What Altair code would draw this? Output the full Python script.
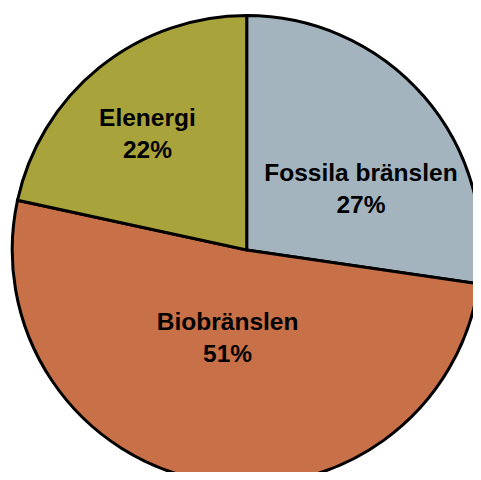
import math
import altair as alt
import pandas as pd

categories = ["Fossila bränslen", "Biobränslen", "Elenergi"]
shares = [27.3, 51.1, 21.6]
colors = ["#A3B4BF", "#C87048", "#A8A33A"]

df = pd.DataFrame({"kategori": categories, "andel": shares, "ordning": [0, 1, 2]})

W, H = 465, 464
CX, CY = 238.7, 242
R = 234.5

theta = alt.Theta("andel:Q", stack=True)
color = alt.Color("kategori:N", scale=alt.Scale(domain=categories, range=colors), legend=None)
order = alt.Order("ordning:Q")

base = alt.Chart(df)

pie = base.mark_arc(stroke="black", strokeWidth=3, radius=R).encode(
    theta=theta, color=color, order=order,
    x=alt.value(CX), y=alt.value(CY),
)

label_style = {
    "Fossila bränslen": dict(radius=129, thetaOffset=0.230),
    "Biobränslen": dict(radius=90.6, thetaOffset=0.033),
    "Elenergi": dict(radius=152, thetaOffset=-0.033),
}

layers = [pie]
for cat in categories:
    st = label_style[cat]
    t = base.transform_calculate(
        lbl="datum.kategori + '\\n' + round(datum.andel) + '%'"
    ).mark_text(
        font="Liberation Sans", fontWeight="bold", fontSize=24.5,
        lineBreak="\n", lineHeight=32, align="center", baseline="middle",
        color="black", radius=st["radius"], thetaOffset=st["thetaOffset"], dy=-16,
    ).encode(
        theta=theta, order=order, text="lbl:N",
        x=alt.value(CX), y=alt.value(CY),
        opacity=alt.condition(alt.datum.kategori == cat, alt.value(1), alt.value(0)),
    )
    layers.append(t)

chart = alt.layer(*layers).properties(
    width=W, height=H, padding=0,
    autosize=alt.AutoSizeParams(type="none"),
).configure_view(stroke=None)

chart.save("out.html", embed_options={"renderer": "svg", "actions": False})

◆ TASK REQUIREMENTS
Reproduce every line precisely as given, omitting all pictures.

◆ THE ANSWER
What Altair code would draw this? Output the full Python script.
import math
import altair as alt
import pandas as pd

categories = ["Fossila bränslen", "Biobränslen", "Elenergi"]
shares = [27.3, 51.1, 21.6]
colors = ["#A3B4BF", "#C87048", "#A8A33A"]

df = pd.DataFrame({"kategori": categories, "andel": shares, "ordning": [0, 1, 2]})

W, H = 465, 464
CX, CY = 238.7, 242
R = 234.5

theta = alt.Theta("andel:Q", stack=True)
color = alt.Color("kategori:N", scale=alt.Scale(domain=categories, range=colors), legend=None)
order = alt.Order("ordning:Q")

base = alt.Chart(df)

pie = base.mark_arc(stroke="black", strokeWidth=3, radius=R).encode(
    theta=theta, color=color, order=order,
    x=alt.value(CX), y=alt.value(CY),
)

label_style = {
    "Fossila bränslen": dict(radius=129, thetaOffset=0.230),
    "Biobränslen": dict(radius=90.6, thetaOffset=0.033),
    "Elenergi": dict(radius=152, thetaOffset=-0.033),
}

layers = [pie]
for cat in categories:
    st = label_style[cat]
    t = base.transform_calculate(
        lbl="datum.kategori + '\\n' + round(datum.andel) + '%'"
    ).mark_text(
        font="Liberation Sans", fontWeight="bold", fontSize=24.5,
        lineBreak="\n", lineHeight=32, align="center", baseline="middle",
        color="black", radius=st["radius"], thetaOffset=st["thetaOffset"], dy=-16,
    ).encode(
        theta=theta, order=order, text="lbl:N",
        x=alt.value(CX), y=alt.value(CY),
        opacity=alt.condition(alt.datum.kategori == cat, alt.value(1), alt.value(0)),
    )
    layers.append(t)

chart = alt.layer(*layers).properties(
    width=W, height=H, padding=0,
    autosize=alt.AutoSizeParams(type="none"),
).configure_view(stroke=None)

chart.save("out.html", embed_options={"renderer": "svg", "actions": False})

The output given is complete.